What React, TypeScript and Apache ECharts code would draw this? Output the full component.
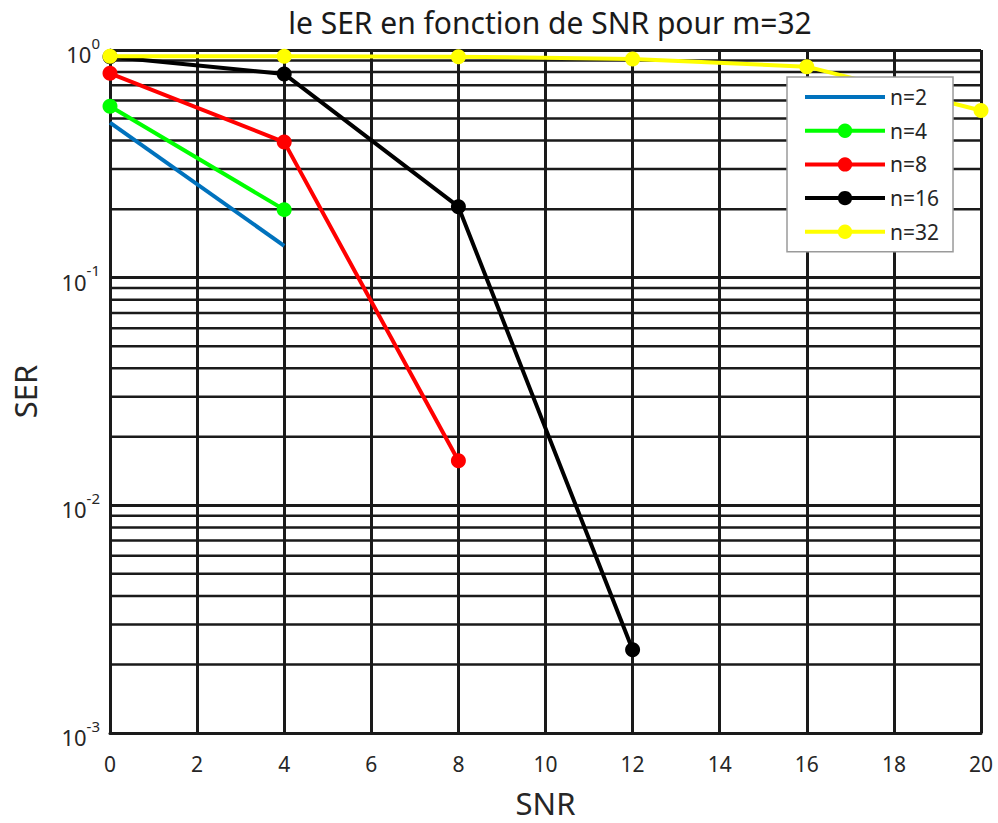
import React, { useEffect, useRef } from "react";
import * as echarts from "echarts";

const snr = [0, 4, 8, 12, 16, 20];
const ser2 = [0.48, 0.138, null, null, null, null];
const ser4 = [0.566, 0.199, null, null, null, null];
const ser8 = [0.79, 0.394, 0.0157, null, null, null];
const ser16 = [0.935, 0.785, 0.205, 0.00232, null, null];
const ser32 = [0.938, 0.938, 0.935, 0.913, 0.845, 0.542];
const seriesNames = ["n=2", "n=4", "n=8", "n=16", "n=32"];
const seriesColors = ["#0072BD", "#00FF00", "#FF0000", "#000000", "#FFFF00"];
const minorMultipliers = [2, 3, 4, 5, 6, 7, 8, 9];
const minorDecades = [0.001, 0.01, 0.1];
const titleText = "le SER en fonction de SNR pour m=32";

const FONT = "'Noto Sans', 'DejaVu Sans', sans-serif";
const GRID_COLOR = "#1a1a1a";
const X_MIN = 0;
const X_MAX = 20;

export default function App() {
  const ref = useRef<HTMLDivElement>(null);
  useEffect(() => {
    if (!ref.current) return;
    const chart = echarts.init(ref.current, null, { renderer: "svg" });
    const allSeries = [ser2, ser4, ser8, ser16, ser32];
    const minorData: any[] = [];
    minorDecades.forEach((d) =>
      minorMultipliers.forEach((m) => {
        const v = +(m * d).toPrecision(3);
        minorData.push([X_MIN, v], [X_MAX, v], [X_MAX, "-"]);
      })
    );

    const lineSeries = allSeries.map((vals, i) => ({
      name: seriesNames[i],
      type: "line",
      data: snr.map((x, j) => [x, vals[j] == null ? "-" : vals[j]]),
      connectNulls: false,
      showSymbol: i !== 0,
      symbol: i === 0 ? "none" : "circle",
      symbolSize: 15,
      lineStyle: { color: seriesColors[i], width: 4 },
      itemStyle: { color: seriesColors[i] },
      z: 3 + i,
      silent: true,
    }));

    chart.setOption({
      animation: false,
      backgroundColor: "#ffffff",
      title: {
        text: titleText,
        left: 545,
        textAlign: "center",
        top: 2,
        textStyle: { fontFamily: FONT, fontSize: 30, fontWeight: "normal", color: "#1a1a1a" },
      },
      grid: { left: 110, right: 17, top: 50, bottom: 86, containLabel: false },
      legend: {
        data: [
          { name: "n=2", itemStyle: { opacity: 0 } },
          "n=4",
          "n=8",
          "n=16",
          "n=32",
        ],
        orient: "vertical",
        left: 787,
        top: 77,
        padding: [9, 14, 9, 16],
        itemWidth: 80,
        itemHeight: 18,
        itemGap: 11.7,
        itemTextGap: 9,
        backgroundColor: "#ffffff",
        borderColor: "#9a9a9a",
        borderWidth: 1.5,
        borderRadius: 0,
        lineStyle: { width: 4 },
        textStyle: { fontFamily: FONT, fontSize: 21, lineHeight: 22, color: "#262626" },
        z: 20,
      },
      xAxis: {
        type: "value",
        min: X_MIN,
        max: X_MAX,
        interval: 2,
        name: "SNR",
        nameLocation: "middle",
        nameGap: 54,
        nameTextStyle: { fontFamily: FONT, fontSize: 31, color: "#262626" },
        axisLine: { show: true, lineStyle: { color: GRID_COLOR, width: 3 } },
        axisTick: { show: false },
        axisLabel: { fontFamily: FONT, fontSize: 21, color: "#262626", margin: 20 },
        splitLine: { show: true, lineStyle: { color: GRID_COLOR, width: 3 } },
      },
      yAxis: {
        type: "log",
        logBase: 10,
        min: 0.001,
        max: 1,
        interval: 1,
        name: "SER",
        nameLocation: "middle",
        nameGap: 70,
        nameTextStyle: { fontFamily: FONT, fontSize: 31, color: "#262626" },
        axisLine: { show: true, lineStyle: { color: GRID_COLOR, width: 3 } },
        axisTick: { show: false },
        axisLabel: {
          margin: 10,
          formatter: (v: number) => `{b|10}{s|${Math.round(Math.log10(v))}}`,
          rich: {
            b: { fontFamily: FONT, fontSize: 22, color: "#262626", lineHeight: 30, verticalAlign: "bottom" },
            s: { fontFamily: FONT, fontSize: 15, color: "#262626", lineHeight: 30, verticalAlign: "top" },
          },
        },
        splitLine: { show: true, lineStyle: { color: GRID_COLOR, width: 3 } },
      },
      series: [
        {
          name: "minor",
          type: "line",
          data: minorData,
          connectNulls: false,
          showSymbol: false,
          symbol: "none",
          z: 1,
          silent: true,
          lineStyle: { color: GRID_COLOR, width: 2.5 },
          itemStyle: { color: GRID_COLOR },
        },
        ...lineSeries,
      ],
    });
    return () => chart.dispose();
  }, []);
  return (
    <div
      ref={ref}
      style={{ position: "absolute", left: 0, top: 0, width: 998, height: 823 }}
    />
  );
}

To do: Reproduce the listing exactly. Leave its pictures out.

Right answer:
What React, TypeScript and Apache ECharts code would draw this? Output the full component.
import React, { useEffect, useRef } from "react";
import * as echarts from "echarts";

const snr = [0, 4, 8, 12, 16, 20];
const ser2 = [0.48, 0.138, null, null, null, null];
const ser4 = [0.566, 0.199, null, null, null, null];
const ser8 = [0.79, 0.394, 0.0157, null, null, null];
const ser16 = [0.935, 0.785, 0.205, 0.00232, null, null];
const ser32 = [0.938, 0.938, 0.935, 0.913, 0.845, 0.542];
const seriesNames = ["n=2", "n=4", "n=8", "n=16", "n=32"];
const seriesColors = ["#0072BD", "#00FF00", "#FF0000", "#000000", "#FFFF00"];
const minorMultipliers = [2, 3, 4, 5, 6, 7, 8, 9];
const minorDecades = [0.001, 0.01, 0.1];
const titleText = "le SER en fonction de SNR pour m=32";

const FONT = "'Noto Sans', 'DejaVu Sans', sans-serif";
const GRID_COLOR = "#1a1a1a";
const X_MIN = 0;
const X_MAX = 20;

export default function App() {
  const ref = useRef<HTMLDivElement>(null);
  useEffect(() => {
    if (!ref.current) return;
    const chart = echarts.init(ref.current, null, { renderer: "svg" });
    const allSeries = [ser2, ser4, ser8, ser16, ser32];
    const minorData: any[] = [];
    minorDecades.forEach((d) =>
      minorMultipliers.forEach((m) => {
        const v = +(m * d).toPrecision(3);
        minorData.push([X_MIN, v], [X_MAX, v], [X_MAX, "-"]);
      })
    );

    const lineSeries = allSeries.map((vals, i) => ({
      name: seriesNames[i],
      type: "line",
      data: snr.map((x, j) => [x, vals[j] == null ? "-" : vals[j]]),
      connectNulls: false,
      showSymbol: i !== 0,
      symbol: i === 0 ? "none" : "circle",
      symbolSize: 15,
      lineStyle: { color: seriesColors[i], width: 4 },
      itemStyle: { color: seriesColors[i] },
      z: 3 + i,
      silent: true,
    }));

    chart.setOption({
      animation: false,
      backgroundColor: "#ffffff",
      title: {
        text: titleText,
        left: 545,
        textAlign: "center",
        top: 2,
        textStyle: { fontFamily: FONT, fontSize: 30, fontWeight: "normal", color: "#1a1a1a" },
      },
      grid: { left: 110, right: 17, top: 50, bottom: 86, containLabel: false },
      legend: {
        data: [
          { name: "n=2", itemStyle: { opacity: 0 } },
          "n=4",
          "n=8",
          "n=16",
          "n=32",
        ],
        orient: "vertical",
        left: 787,
        top: 77,
        padding: [9, 14, 9, 16],
        itemWidth: 80,
        itemHeight: 18,
        itemGap: 11.7,
        itemTextGap: 9,
        backgroundColor: "#ffffff",
        borderColor: "#9a9a9a",
        borderWidth: 1.5,
        borderRadius: 0,
        lineStyle: { width: 4 },
        textStyle: { fontFamily: FONT, fontSize: 21, lineHeight: 22, color: "#262626" },
        z: 20,
      },
      xAxis: {
        type: "value",
        min: X_MIN,
        max: X_MAX,
        interval: 2,
        name: "SNR",
        nameLocation: "middle",
        nameGap: 54,
        nameTextStyle: { fontFamily: FONT, fontSize: 31, color: "#262626" },
        axisLine: { show: true, lineStyle: { color: GRID_COLOR, width: 3 } },
        axisTick: { show: false },
        axisLabel: { fontFamily: FONT, fontSize: 21, color: "#262626", margin: 20 },
        splitLine: { show: true, lineStyle: { color: GRID_COLOR, width: 3 } },
      },
      yAxis: {
        type: "log",
        logBase: 10,
        min: 0.001,
        max: 1,
        interval: 1,
        name: "SER",
        nameLocation: "middle",
        nameGap: 70,
        nameTextStyle: { fontFamily: FONT, fontSize: 31, color: "#262626" },
        axisLine: { show: true, lineStyle: { color: GRID_COLOR, width: 3 } },
        axisTick: { show: false },
        axisLabel: {
          margin: 10,
          formatter: (v: number) => `{b|10}{s|${Math.round(Math.log10(v))}}`,
          rich: {
            b: { fontFamily: FONT, fontSize: 22, color: "#262626", lineHeight: 30, verticalAlign: "bottom" },
            s: { fontFamily: FONT, fontSize: 15, color: "#262626", lineHeight: 30, verticalAlign: "top" },
          },
        },
        splitLine: { show: true, lineStyle: { color: GRID_COLOR, width: 3 } },
      },
      series: [
        {
          name: "minor",
          type: "line",
          data: minorData,
          connectNulls: false,
          showSymbol: false,
          symbol: "none",
          z: 1,
          silent: true,
          lineStyle: { color: GRID_COLOR, width: 2.5 },
          itemStyle: { color: GRID_COLOR },
        },
        ...lineSeries,
      ],
    });
    return () => chart.dispose();
  }, []);
  return (
    <div
      ref={ref}
      style={{ position: "absolute", left: 0, top: 0, width: 998, height: 823 }}
    />
  );
}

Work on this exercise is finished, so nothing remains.